» **What is asked**:
Will you output all of the data below exactly, omitting the images?
___ Dataset extract
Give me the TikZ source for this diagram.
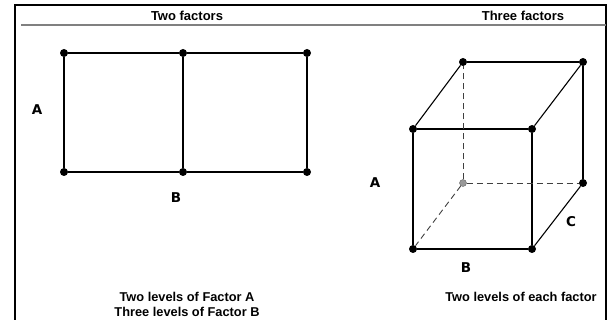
\documentclass[tikz,border=0pt]{standalone}
\usepackage{fontspec}
\setmainfont{Liberation Sans}
\newfontfamily\labelfont{DejaVu Sans}
\usetikzlibrary{positioning}

\begin{document}
\begin{tikzpicture}[x=1pt,y=-1pt,
  dot/.style={circle,fill=black,inner sep=0pt,minimum size=8pt},
  hiddendot/.style={circle,fill=gray!80,draw=black!60,inner sep=0pt,minimum size=7pt},
  edge/.style={line width=1.1pt},
  hidden/.style={line width=0.9pt,dash pattern=on 6pt off 4pt,black!75},
  heading/.style={font=\bfseries\fontsize{13}{15}\selectfont},
  caption/.style={font=\bfseries\fontsize{12.8}{15}\selectfont,align=center},
  factor/.style={font=\labelfont\bfseries\fontsize{13.5}{15}\selectfont}
]
  \useasboundingbox (0,0) rectangle (610,320);
  \draw[line width=2pt] (15,320) |- (606,5) -- (606,320);
  \draw[line width=2pt,gray] (21,25) -- (606,25);

  \node[heading] (twotitle)   at (187,16) {Two factors};
  \node[heading] (threetitle) at (523,16) {Three factors};

  \foreach \n/\x in {1/64,2/183,3/307}{
    \node[dot] (t\n) at (\x,53)  {};
    \node[dot] (b\n) at (\x,172) {};
  }
  \foreach \a/\b in {t1/t2,t2/t3,b1/b2,b2/b3,t1/b1,t2/b2,t3/b3}{
    \draw[edge] (\a)--(\b);
  }
  \node[factor] (fa) at (37,110)  {A};
  \node[factor] (fb) at (176,198) {B};
  \node[caption] (twolevels) at (187,304.5) {Two levels of Factor A\\Three levels of Factor B};

  \node[dot] (ftl) at (413,129) {};
  \node[dot] (ftr) at (532,129) {};
  \node[dot] (fbl) at (413,249) {};
  \node[dot] (fbr) at (532,249) {};
  \node[dot] (btl) at (463,62)  {};
  \node[dot] (btr) at (583,62)  {};
  \node[dot] (bbr) at (583,183) {};
  \node[hiddendot] (bbl) at (463,183) {};

  \foreach \a/\b in {ftl/ftr,ftr/fbr,fbr/fbl,fbl/ftl,btl/btr,btr/bbr,
                     ftl/btl,ftr/btr,fbr/bbr}{
    \draw[edge] (\a)--(\b);
  }
  \foreach \a/\b in {bbl/btl,bbl/bbr,bbl/fbl}{
    \draw[hidden] (\a)--(\b);
  }
  \node[factor] (ca) at (375,183) {A};
  \node[factor] (cb) at (466,268) {B};
  \node[factor] (cc) at (571,222) {C};
  \node[caption] (eachlevel) at (521,297) {Two levels of each factor};
\end{tikzpicture}
\end{document}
______
» **Result of this exercise**:
Give me the TikZ source for this diagram.
\documentclass[tikz,border=0pt]{standalone}
\usepackage{fontspec}
\setmainfont{Liberation Sans}
\newfontfamily\labelfont{DejaVu Sans}
\usetikzlibrary{positioning}

\begin{document}
\begin{tikzpicture}[x=1pt,y=-1pt,
  dot/.style={circle,fill=black,inner sep=0pt,minimum size=8pt},
  hiddendot/.style={circle,fill=gray!80,draw=black!60,inner sep=0pt,minimum size=7pt},
  edge/.style={line width=1.1pt},
  hidden/.style={line width=0.9pt,dash pattern=on 6pt off 4pt,black!75},
  heading/.style={font=\bfseries\fontsize{13}{15}\selectfont},
  caption/.style={font=\bfseries\fontsize{12.8}{15}\selectfont,align=center},
  factor/.style={font=\labelfont\bfseries\fontsize{13.5}{15}\selectfont}
]
  \useasboundingbox (0,0) rectangle (610,320);
  \draw[line width=2pt] (15,320) |- (606,5) -- (606,320);
  \draw[line width=2pt,gray] (21,25) -- (606,25);

  \node[heading] (twotitle)   at (187,16) {Two factors};
  \node[heading] (threetitle) at (523,16) {Three factors};

  \foreach \n/\x in {1/64,2/183,3/307}{
    \node[dot] (t\n) at (\x,53)  {};
    \node[dot] (b\n) at (\x,172) {};
  }
  \foreach \a/\b in {t1/t2,t2/t3,b1/b2,b2/b3,t1/b1,t2/b2,t3/b3}{
    \draw[edge] (\a)--(\b);
  }
  \node[factor] (fa) at (37,110)  {A};
  \node[factor] (fb) at (176,198) {B};
  \node[caption] (twolevels) at (187,304.5) {Two levels of Factor A\\Three levels of Factor B};

  \node[dot] (ftl) at (413,129) {};
  \node[dot] (ftr) at (532,129) {};
  \node[dot] (fbl) at (413,249) {};
  \node[dot] (fbr) at (532,249) {};
  \node[dot] (btl) at (463,62)  {};
  \node[dot] (btr) at (583,62)  {};
  \node[dot] (bbr) at (583,183) {};
  \node[hiddendot] (bbl) at (463,183) {};

  \foreach \a/\b in {ftl/ftr,ftr/fbr,fbr/fbl,fbl/ftl,btl/btr,btr/bbr,
                     ftl/btl,ftr/btr,fbr/bbr}{
    \draw[edge] (\a)--(\b);
  }
  \foreach \a/\b in {bbl/btl,bbl/bbr,bbl/fbl}{
    \draw[hidden] (\a)--(\b);
  }
  \node[factor] (ca) at (375,183) {A};
  \node[factor] (cb) at (466,268) {B};
  \node[factor] (cc) at (571,222) {C};
  \node[caption] (eachlevel) at (521,297) {Two levels of each factor};
\end{tikzpicture}
\end{document}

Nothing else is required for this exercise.